Warrior II: A Practice of Noticing
There is a moment in Warrior II when everything feels honest.
Feet are planted wide.
Front knee bends.
Arms extend in opposite directions.
Gaze settles forward—not forceful, not soft, just steady.
Nothing about this posture is hidden. There’s no folding inward, no reaching for balance through escape. Warrior II asks you to stand exactly where you are.
Again and again, I’ve returned to this pose—not to perfect it, but to listen to what it reveals.
Strength Without Hardening
Warrior II is often taught as a posture of strength. And it is. Our legs work. Our core engages. Our arms stay lifted.
But the strength of Warrior II isn’t force. It is presence.
If we grip too tightly, the pose becomes brittle.
If we soften too much, we lose stability.
Somewhere in the middle is the real work: learning how to be strong without hardening. How to hold ourselves upright without bracing against life.

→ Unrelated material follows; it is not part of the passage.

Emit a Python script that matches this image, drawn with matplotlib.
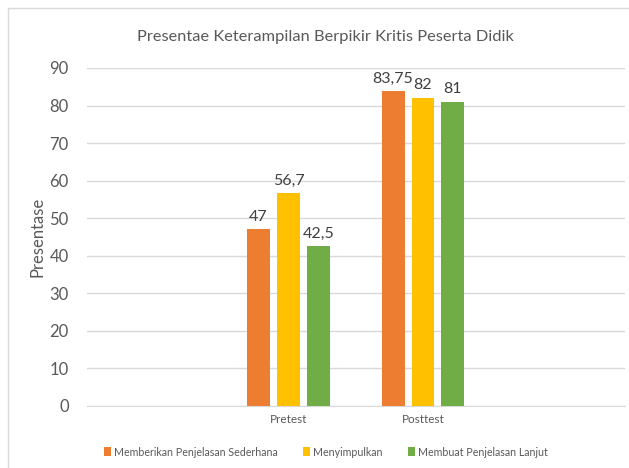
import numpy as np
import matplotlib.pyplot as plt
from matplotlib.patches import Rectangle

categories = ['', 'Pretest', 'Posttest', '']
series = ['Memberikan Penjelasan Sederhana', 'Menyimpulkan', 'Membuat Penjelasan Lanjut']
values = [
    [np.nan, 47, 83.75, np.nan],
    [np.nan, 56.7, 82, np.nan],
    [np.nan, 42.5, 81, np.nan],
]
labels = [
    ['', '47', '83,75', ''],
    ['', '56,7', '82', ''],
    ['', '42,5', '81', ''],
]
colors = ['#ED7D31', '#FFC000', '#70AD47']

plt.rcParams['font.family'] = ['Lato', 'DejaVu Sans']

fig = plt.figure(figsize=(6.29, 4.68), dpi=100)
ax = fig.add_axes([86.75 / 629, 1 - 406 / 468, 538 / 629, 338 / 468])

x = np.arange(len(categories))
width = 0.171
step = 0.223
for i, (name, vals, col) in enumerate(zip(series, values, colors)):
    pos = x + (i - 1) * step
    bars = ax.bar(pos, vals, width, color=col, label=name, zorder=3)
    for b, v, lab in zip(bars, vals, labels[i]):
        if lab:
            ax.text(b.get_x() + b.get_width() / 2, v + 1.5, lab, ha='center', va='bottom',
                    fontsize=11.5, color='#404040')

ax.set_xlim(-0.5, len(categories) - 0.5)
ax.set_ylim(0, 90)
ax.set_yticks(range(0, 91, 10))
ax.set_xticks(x)
ax.set_xticklabels(categories, fontsize=8.5, color='#595959')
ax.tick_params(axis='y', labelsize=12, labelcolor='#595959', length=0, pad=13)
ax.tick_params(axis='x', length=0, pad=6)
ax.grid(axis='y', color='#D9D9D9', linewidth=1, zorder=0)
for s in ['top', 'right', 'left']:
    ax.spines[s].set_visible(False)
ax.spines['bottom'].set_color('#D9D9D9')
ax.set_ylabel('Presentase', fontsize=12, color='#595959')
ax.yaxis.set_label_coords((37 - 86.75) / 538, 0.5)
ax.yaxis.label.set_va('center')

fig.text(325 / 629, 1 - 37 / 468, 'Presentae Keterampilan Berpikir Kritis Peserta Didik',
         ha='center', va='center', fontsize=11.8, color='#595959')

fig.legend(loc='center', bbox_to_anchor=(326 / 629, 1 - 452 / 468), ncol=3, frameon=False,
           fontsize=7.7, handlelength=0.6, handleheight=0.9, handletextpad=0.3,
           columnspacing=2.4, labelcolor='#595959')

fig.patches.append(Rectangle((8 / 629, -0.1), 1.2, 1 - 8 / 468 + 0.1, transform=fig.transFigure,
                             fill=False, edgecolor='#D9D9D9', linewidth=1))

fig.savefig('out.png', dpi=100)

This is the kind of strength yoga teaches quietly—one breath at a time.
Facing Forward
In Warrior II, our body opens to the side, but our gaze remains forward. Not toward the past. Not scanning for what’s next. Just forward.
This has always felt symbolic to me.
Life rarely asks us to charge ahead without context. More often, it asks us to stand with complexity—to hold where we’ve been in one hand and where we’re going in the other, while staying rooted in the present moment.

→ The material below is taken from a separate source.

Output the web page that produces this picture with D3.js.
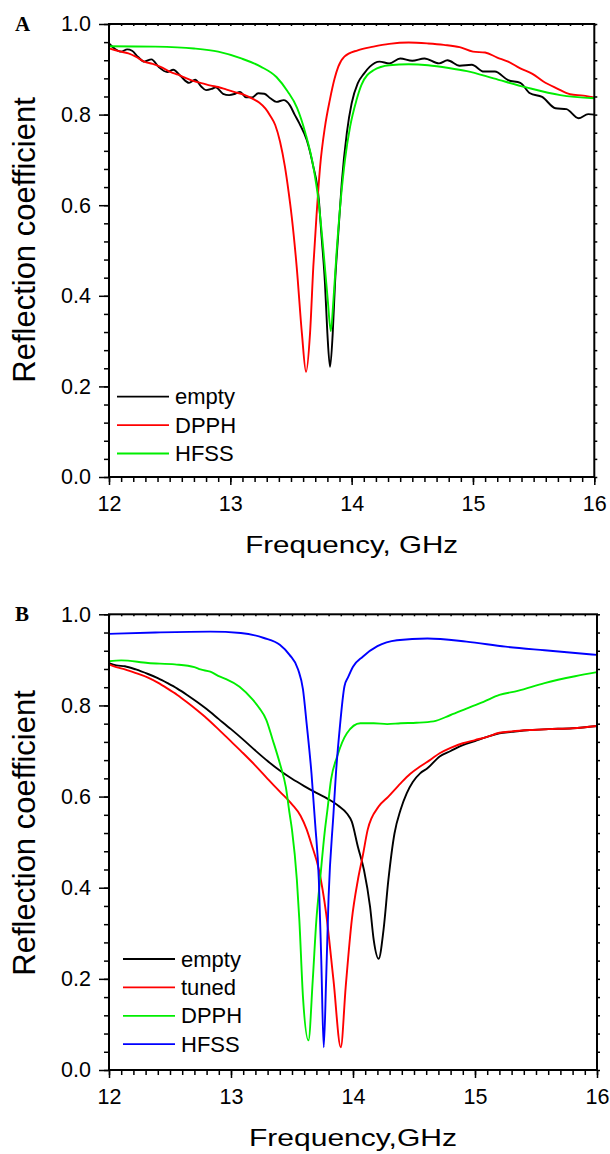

Warrior II teaches us how to face forward without collapsing or rushing.
Choosing To Stay
There’s a moment in every Warrior II pose when our legs begin to shake.
We could straighten the knee.
We could drop the arms.
We could leave the pose.
Or, we could stay.
Not out of obligation—but out of curiosity.

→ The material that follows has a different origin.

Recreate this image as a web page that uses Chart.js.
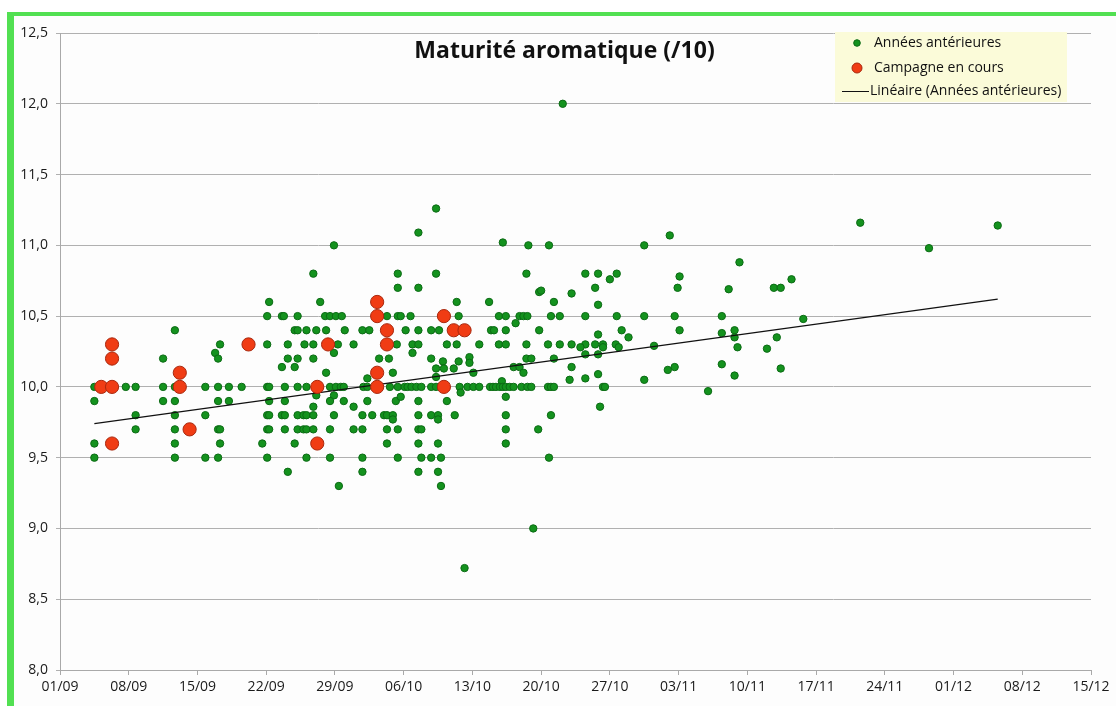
<!DOCTYPE html>
<html><head><meta charset="utf-8">
<script src="https://cdn.jsdelivr.net/npm/chart.js@4.4.0/dist/chart.umd.min.js"></script>
<style>
html,body{margin:0;padding:0;background:#fff;width:1116px;height:706px;overflow:hidden}
#frame{position:absolute;left:7px;top:12px;width:1109px;height:694px;border-left:7px solid #52e052;border-top:4px solid #52e052;box-sizing:border-box;background:#fdfdfd}
#wrap{position:absolute;left:0;top:0;width:1116px;height:706px}
</style></head><body>
<div id="frame"></div>
<div id="wrap"><canvas id="c" width="1116" height="706"></canvas></div>
<script>
// x = days since 01/09, y = score
const titleText = 'Maturité aromatique (/10)';
const legendLabels = ['Années antérieures', 'Campagne en cours', 'Linéaire (Années antérieures)'];
const xTickLabels = ['01/09','08/09','15/09','22/09','29/09','06/10','13/10','20/10','27/10','03/11','10/11','17/11','24/11','01/12','08/12','15/12'];
const yTickLabels = ['8,0','8,5','9,0','9,5','10,0','10,5','11,0','11,5','12,0','12,5'];

const anneesAnterieures = [
[3.5,10.0],[3.5,9.9],[3.5,9.6],[3.5,9.5],[6.7,10.0],[7.7,10.0],[7.7,9.8],[7.7,9.7],
[11.7,10.4],[10.5,10.2],[10.5,10.0],[10.5,9.9],[11.7,10.0],[11.7,9.9],[11.7,9.8],[11.7,9.7],[11.7,9.6],[11.7,9.5],
[14.8,10.0],[14.8,9.8],[14.8,9.5],[16.3,10.3],[15.8,10.24],[16.1,10.2],[16.1,10.0],[16.1,9.9],[16.1,9.7],[16.3,9.7],[16.3,9.6],[16.1,9.5],
[17.2,10.0],[17.2,9.9],[18.5,10.0],[20.6,9.6],[21.1,10.0],[21.1,9.5],[21.1,9.8],[21.3,9.8],[21.1,9.7],[21.3,9.7],[21.3,9.9],
[21.1,10.3],[21.1,10.5],[21.3,10.6],[21.3,10.0],
[27.9,11.0],[25.8,10.8],[34.4,10.8],[34.4,10.7],[26.5,10.6],
[22.6,10.5],[22.8,10.5],[24.2,10.5],[27.0,10.5],[27.5,10.5],[28.1,10.5],[28.7,10.5],[33.3,10.5],[34.4,10.5],
[23.9,10.4],[24.2,10.4],[25.1,10.4],[26.1,10.4],[27.1,10.4],[29.0,10.4],[30.8,10.4],[31.5,10.4],
[23.2,10.3],[24.9,10.3],[25.8,10.3],[28.3,10.3],[29.9,10.3],[34.3,10.3],[27.9,10.24],
[23.2,10.2],[24.2,10.2],[25.8,10.2],[32.5,10.2],[33.5,10.2],[22.6,10.14],[23.9,10.14],[27.1,10.1],[33.9,10.1],[31.3,10.06],
[22.9,10.0],[24.2,10.0],[25.1,10.0],[26.1,10.0],[27.5,10.0],[28.1,10.0],[28.6,10.0],[28.9,10.0],[30.9,10.0],[31.3,10.0],
[26.1,9.94],[27.9,9.94],[22.9,9.9],[27.5,9.9],[28.9,9.9],[31.3,9.9],[34.2,9.9],[25.8,9.86],[29.9,9.86],
[22.6,9.8],[22.9,9.8],[24.2,9.8],[24.8,9.8],[25.1,9.8],[25.8,9.8],[27.9,9.8],[30.8,9.8],[31.8,9.8],[33.0,9.8],[33.3,9.8],[33.9,9.8],
[22.9,9.7],[24.2,9.7],[24.8,9.7],[25.1,9.7],[25.8,9.7],[27.5,9.7],[29.9,9.7],[30.8,9.7],[33.3,9.7],[34.4,9.7],
[23.9,9.6],[33.3,9.6],[25.1,9.5],[27.5,9.5],[30.8,9.5],[34.4,9.5],[23.2,9.4],[30.8,9.4],[28.4,9.3],
[38.3,11.26],[36.5,11.09],[45.1,11.02],[47.7,11.0],[38.3,10.8],[47.5,10.8],[36.5,10.7],[48.8,10.67],[40.4,10.6],[43.7,10.6],
[34.7,10.5],[35.7,10.5],[40.6,10.5],[44.7,10.5],[45.4,10.5],[46.8,10.5],[47.2,10.5],[47.6,10.5],[46.4,10.45],
[35.2,10.4],[36.5,10.4],[37.8,10.4],[38.6,10.4],[43.9,10.4],[44.2,10.4],[45.4,10.4],[48.8,10.4],
[35.9,10.3],[36.5,10.3],[39.4,10.3],[40.4,10.3],[42.7,10.3],[44.7,10.3],[45.4,10.3],[47.5,10.3],
[35.9,10.24],[41.7,10.21],[37.8,10.2],[47.5,10.2],[48.0,10.2],[39.0,10.18],[40.6,10.18],[41.7,10.17],[46.2,10.14],[46.8,10.14],
[38.3,10.13],[39.1,10.13],[40.1,10.13],[42.1,10.1],[47.2,10.1],[38.3,10.07],[45.0,10.04],
[33.6,10.0],[34.4,10.0],[35.1,10.0],[35.4,10.0],[35.8,10.0],[36.3,10.0],[36.8,10.0],[37.8,10.0],[38.3,10.0],[40.7,10.0],
[41.5,10.0],[42.1,10.0],[42.7,10.0],[43.8,10.0],[44.1,10.0],[44.4,10.0],[44.8,10.0],[45.1,10.0],[45.4,10.0],[45.8,10.0],
[46.2,10.0],[47.0,10.0],[47.6,10.0],[48.0,10.0],
[40.8,9.96],[34.7,9.93],[45.4,9.93],[36.5,9.9],[39.4,9.9],[36.5,9.8],[37.8,9.8],[38.5,9.8],[40.2,9.8],[45.4,9.8],
[33.9,9.77],[38.5,9.77],[36.5,9.7],[36.8,9.7],[45.4,9.7],[48.7,9.7],[36.5,9.6],[38.5,9.6],[45.4,9.6],
[36.8,9.5],[37.8,9.5],[38.8,9.5],[36.5,9.4],[38.5,9.4],[38.8,9.3],[41.2,8.72],
[62.1,11.07],[49.8,11.0],[59.5,11.0],[51.2,12.0],[53.5,10.8],[54.8,10.8],[56.7,10.8],[56.0,10.76],[63.1,10.78],
[54.5,10.7],[62.9,10.7],[49.0,10.68],[52.1,10.66],[50.3,10.6],[54.8,10.58],
[50.0,10.5],[50.9,10.5],[53.5,10.5],[56.7,10.5],[59.5,10.5],[62.6,10.5],
[57.2,10.4],[57.9,10.35],[63.1,10.4],[54.8,10.37],
[49.7,10.3],[50.9,10.3],[52.1,10.3],[53.5,10.3],[54.5,10.3],[55.3,10.3],[56.6,10.3],
[53.0,10.28],[55.3,10.28],[56.9,10.28],[60.5,10.29],[53.5,10.23],[54.8,10.23],[50.3,10.2],
[52.1,10.14],[61.9,10.12],[62.6,10.14],[54.8,10.09],[53.5,10.06],[51.9,10.05],[59.5,10.05],
[49.7,10.0],[50.0,10.0],[50.3,10.0],[55.3,10.0],[55.5,10.0],[55.0,9.86],[50.0,9.8],[49.8,9.5],[48.2,9.0],
[69.2,10.88],[68.1,10.69],[72.7,10.7],[73.4,10.7],[74.5,10.76],[67.4,10.5],[75.7,10.48],[67.4,10.38],
[68.7,10.4],[68.7,10.35],[73.0,10.35],[69.0,10.28],[72.0,10.27],[67.4,10.16],[68.7,10.08],[73.4,10.13],[66.0,9.97],
[81.5,11.16],[88.5,10.98],[95.5,11.14]
];

const campagneEnCours = [
[4.2,10.0],[5.3,10.3],[5.3,10.2],[5.3,10.0],[5.3,9.6],[12.2,10.1],[12.2,10.0],[13.2,9.7],[19.2,10.3],
[26.2,10.0],[26.2,9.6],[27.3,10.3],[32.3,10.6],[32.3,10.5],[32.3,10.1],[32.3,10.0],[33.3,10.4],[33.3,10.3],
[39.1,10.5],[39.1,10.0],[40.1,10.4],[41.2,10.4]
];

const trendDays = [3.5, 95.5];
const trendValues = [9.74, 10.62];

const GREEN = '#14921e', GREEN_B = '#0b6a14', RED = '#f03c14', RED_B = '#a8280e';
const FONT = '"Open Sans", Lato, sans-serif';

const overlay = {
  id: 'overlay',
  afterDraw(chart) {
    const ctx = chart.ctx, a = chart.chartArea;
    ctx.save();
    ctx.font = 'bold 23px ' + FONT;
    ctx.fillStyle = '#111';
    ctx.textAlign = 'center';
    ctx.textBaseline = 'middle';
    ctx.fillText(titleText, (a.left + a.right) / 2 - 11, a.top + 18);

    const bx = a.right - 256, by = a.top - 1, bw = 232, bh = 70;
    ctx.fillStyle = '#fbfbd9';
    ctx.fillRect(bx, by, bw, bh);
    const mx = bx + 22, tx = bx + 39;
    const rows = [by + 11, by + 36, by + 59];
    ctx.beginPath(); ctx.arc(mx, rows[0], 3.3, 0, Math.PI * 2);
    ctx.fillStyle = GREEN; ctx.fill(); ctx.strokeStyle = GREEN_B; ctx.lineWidth = 1; ctx.stroke();
    ctx.beginPath(); ctx.arc(mx, rows[1], 5, 0, Math.PI * 2);
    ctx.fillStyle = RED; ctx.fill(); ctx.strokeStyle = RED_B; ctx.stroke();
    ctx.beginPath(); ctx.moveTo(bx + 7, rows[2] + 0.5); ctx.lineTo(bx + 34, rows[2] + 0.5);
    ctx.strokeStyle = '#111'; ctx.lineWidth = 1; ctx.stroke();
    ctx.font = '14px ' + FONT;
    ctx.fillStyle = '#111';
    ctx.textAlign = 'left';
    legendLabels.forEach((t, i) => {
      ctx.fillText(t, i === 2 ? tx - 4 : tx, rows[i]);
    });
    ctx.restore();
  }
};

new Chart(document.getElementById('c'), {
  type: 'scatter',
  data: {
    datasets: [
      { label: legendLabels[0], data: anneesAnterieures.map(p => ({ x: p[0], y: p[1] })),
        pointRadius: 3.7, backgroundColor: GREEN, borderColor: GREEN_B, borderWidth: 1, order: 3 },
      { label: legendLabels[2], data: trendDays.map((d, i) => ({ x: d, y: trendValues[i] })),
        showLine: true, borderColor: '#111', borderWidth: 1.2, pointRadius: 0, fill: false, order: 2 },
      { label: legendLabels[1], data: campagneEnCours.map(p => ({ x: p[0], y: p[1] })),
        pointRadius: 6.6, backgroundColor: RED, borderColor: RED_B, borderWidth: 1, order: 1 }
    ]
  },
  options: {
    responsive: false,
    animation: false,
    events: [],
    layout: { padding: { left: 0, right: 25, top: 33, bottom: 0 } },
    plugins: { legend: { display: false }, tooltip: { enabled: false }, title: { display: false } },
    scales: {
      x: {
        type: 'linear', min: 0, max: 105,
        ticks: { stepSize: 7, autoSkip: false, maxRotation: 0, padding: 4,
          callback: (v, i) => xTickLabels[i], font: { family: FONT, size: 14 }, color: '#1a1a1a' },
        grid: { drawOnChartArea: false, color: '#a9a9a9', tickLength: 5 },
        border: { color: '#a9a9a9' },
        afterFit(s) { s.height = 36; }
      },
      y: {
        min: 8, max: 12.5,
        ticks: { stepSize: 0.5, padding: 8, callback: (v, i) => yTickLabels[i],
          font: { family: FONT, size: 14 }, color: '#1a1a1a' },
        grid: { color: '#b0b0b0', tickLength: 4 },
        border: { color: '#a9a9a9' },
        afterFit(s) { s.width = 60; }
      }
    }
  },
  plugins: [overlay]
});
</script>
</body></html>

Not to push—but to notice.
That's the moment where Warrior II becomes more than a shape. It becomes a practice of choice.
A reminder that staying present—especially when things feel uncomfortable—is a powerful act.
A Shared Shape, A Personal Meaning
One of the reasons Warrior II anchors Yoga Warriors is that it’s a shared language. Yogis across styles, lineages, and experience levels recognize it.
And yet, no two Warrior IIs look—or feel—the same.
For some, it represents reclaiming strength after loss.
For others, learning boundaries.
For others, still, the courage to take up space.
The posture is collective.
The meaning is deeply personal.
Off The Mat
Off the mat, Warrior II shows up in unexpected places.
In difficult conversations.
In moments of grief.
In choosing rest instead of pushing.
In standing by a truth that feels tender but necessary.
It’s the practice of staying open while being grounded, of holding tension without fleeing it. Warrior II remembers that strength and softness are not opposites.
Why This Matters
In a world that often rewards urgency, perfection, and performance, Warrior II offers another way.
A slower way.
A truer way.
It reminds us that we don’t have to conquer life to meet it fully. We can stand. We can breathe. We can choose presence over reaction.
This is the heart of Yoga Warriors—not the posture itself, but the way it teaches us how to live.
If you find yourself returning to Warrior II again and again, you’re not alone.
Maybe this pose is not asking you to do more.
Maybe it’s inviting you to stand where you are—and trust that right now is enough.